Does #pragma pack(n) apply to all the structures in a source code or it has to be applied to each structure separately ? It's not clear from the manual. In one place it says: "You can use #pragma pack(n) to make sure that any structures with unaligned data are packed." In other: "This pragma aligns members of a structure to the minimum of n"
The protocol layer may specify big endian. And not only that - the standard does define the location of the different bits.
For a normal PC-class program, that normally just means that an IPv4 address stored in a 32-bit integer must be processed with htonl() and ntohl() to make sure that the number ends up as the expected <n>.<n>.<n>.<n>.

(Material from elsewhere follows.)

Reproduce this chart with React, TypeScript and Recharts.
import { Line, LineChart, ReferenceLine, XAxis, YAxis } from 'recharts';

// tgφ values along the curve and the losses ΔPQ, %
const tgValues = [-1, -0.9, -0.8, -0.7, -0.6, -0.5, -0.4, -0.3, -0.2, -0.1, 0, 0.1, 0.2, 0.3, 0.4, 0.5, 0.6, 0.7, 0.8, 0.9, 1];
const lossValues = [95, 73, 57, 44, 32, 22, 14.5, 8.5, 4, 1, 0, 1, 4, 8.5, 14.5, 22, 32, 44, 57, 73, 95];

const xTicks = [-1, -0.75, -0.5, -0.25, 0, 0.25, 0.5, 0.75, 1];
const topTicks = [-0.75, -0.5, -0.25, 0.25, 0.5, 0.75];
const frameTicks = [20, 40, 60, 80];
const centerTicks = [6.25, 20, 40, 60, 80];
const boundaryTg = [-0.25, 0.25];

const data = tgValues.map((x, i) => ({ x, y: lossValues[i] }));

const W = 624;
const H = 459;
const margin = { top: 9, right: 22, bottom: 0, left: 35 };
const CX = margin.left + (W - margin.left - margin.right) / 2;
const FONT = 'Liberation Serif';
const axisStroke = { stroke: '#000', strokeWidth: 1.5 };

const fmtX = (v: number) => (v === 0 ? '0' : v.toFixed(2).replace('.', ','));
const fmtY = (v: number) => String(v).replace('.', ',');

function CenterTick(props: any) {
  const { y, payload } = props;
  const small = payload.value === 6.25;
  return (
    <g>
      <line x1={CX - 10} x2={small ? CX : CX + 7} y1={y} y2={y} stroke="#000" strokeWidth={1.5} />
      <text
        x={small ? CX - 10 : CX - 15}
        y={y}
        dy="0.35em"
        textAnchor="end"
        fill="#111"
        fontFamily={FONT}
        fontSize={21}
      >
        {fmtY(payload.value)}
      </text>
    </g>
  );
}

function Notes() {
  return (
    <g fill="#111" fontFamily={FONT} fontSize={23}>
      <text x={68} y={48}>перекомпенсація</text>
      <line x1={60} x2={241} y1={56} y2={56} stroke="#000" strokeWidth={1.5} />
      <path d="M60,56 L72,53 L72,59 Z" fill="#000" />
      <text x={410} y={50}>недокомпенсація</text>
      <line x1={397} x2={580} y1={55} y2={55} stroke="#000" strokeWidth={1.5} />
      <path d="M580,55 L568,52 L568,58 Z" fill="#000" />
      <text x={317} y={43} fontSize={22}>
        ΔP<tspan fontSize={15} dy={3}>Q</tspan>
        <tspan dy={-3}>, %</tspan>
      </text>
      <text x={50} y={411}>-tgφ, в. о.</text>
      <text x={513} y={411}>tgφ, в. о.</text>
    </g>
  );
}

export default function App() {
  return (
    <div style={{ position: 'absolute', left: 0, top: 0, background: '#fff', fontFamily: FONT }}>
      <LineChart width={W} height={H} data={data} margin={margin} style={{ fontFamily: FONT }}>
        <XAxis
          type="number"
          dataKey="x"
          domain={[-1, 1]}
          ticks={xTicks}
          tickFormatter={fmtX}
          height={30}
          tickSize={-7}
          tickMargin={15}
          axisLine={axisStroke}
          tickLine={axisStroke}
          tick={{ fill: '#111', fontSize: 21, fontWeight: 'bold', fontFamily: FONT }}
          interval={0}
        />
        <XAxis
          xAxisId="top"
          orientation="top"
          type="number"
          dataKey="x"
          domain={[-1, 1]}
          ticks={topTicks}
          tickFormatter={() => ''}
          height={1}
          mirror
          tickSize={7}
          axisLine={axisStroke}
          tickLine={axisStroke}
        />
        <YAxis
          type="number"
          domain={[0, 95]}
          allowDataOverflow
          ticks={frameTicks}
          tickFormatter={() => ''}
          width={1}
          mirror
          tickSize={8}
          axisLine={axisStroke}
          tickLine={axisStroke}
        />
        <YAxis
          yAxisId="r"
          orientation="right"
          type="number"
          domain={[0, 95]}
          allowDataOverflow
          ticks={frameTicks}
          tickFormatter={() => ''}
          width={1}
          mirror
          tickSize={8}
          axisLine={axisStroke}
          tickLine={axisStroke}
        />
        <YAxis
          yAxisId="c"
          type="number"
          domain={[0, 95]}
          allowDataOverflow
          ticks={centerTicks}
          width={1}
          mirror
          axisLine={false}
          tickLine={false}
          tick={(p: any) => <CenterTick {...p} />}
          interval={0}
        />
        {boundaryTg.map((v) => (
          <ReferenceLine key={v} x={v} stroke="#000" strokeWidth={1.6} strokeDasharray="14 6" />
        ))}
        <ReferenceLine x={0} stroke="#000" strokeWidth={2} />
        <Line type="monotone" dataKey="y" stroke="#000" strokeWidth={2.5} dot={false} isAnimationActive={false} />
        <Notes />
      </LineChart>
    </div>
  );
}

But in the end, it's up to the driver layer and the compiler/library to make sure that you get valid structure data.
In your example, ip_hl and ip_v fits in a single byte. So if you look, everything but the 8-bit fields are already 16-bit aligned. And there are 12 bytes when you reach the two structures so they are 32-bit aligned.
The network card sends out the data byte-by-byte. So an 8-bit field isn't a problem to send and receive on the other end. It's fields that are larger than a single byte that are problematic since the network card can send them out byte-by-byte but the meaning of the high and low bytes can be swapped. That is why the standard have defined a "network byte order" and you have functions to perform conditional byte-reversals of 16-bit and 32-bit integers. So the code calls these functions without knowing if any byte-reversal will take place or not - the runtime library will do the required work.
But no byte swap is needed for an array of bytes - and your examples can be seen as two arrays of two bytes each.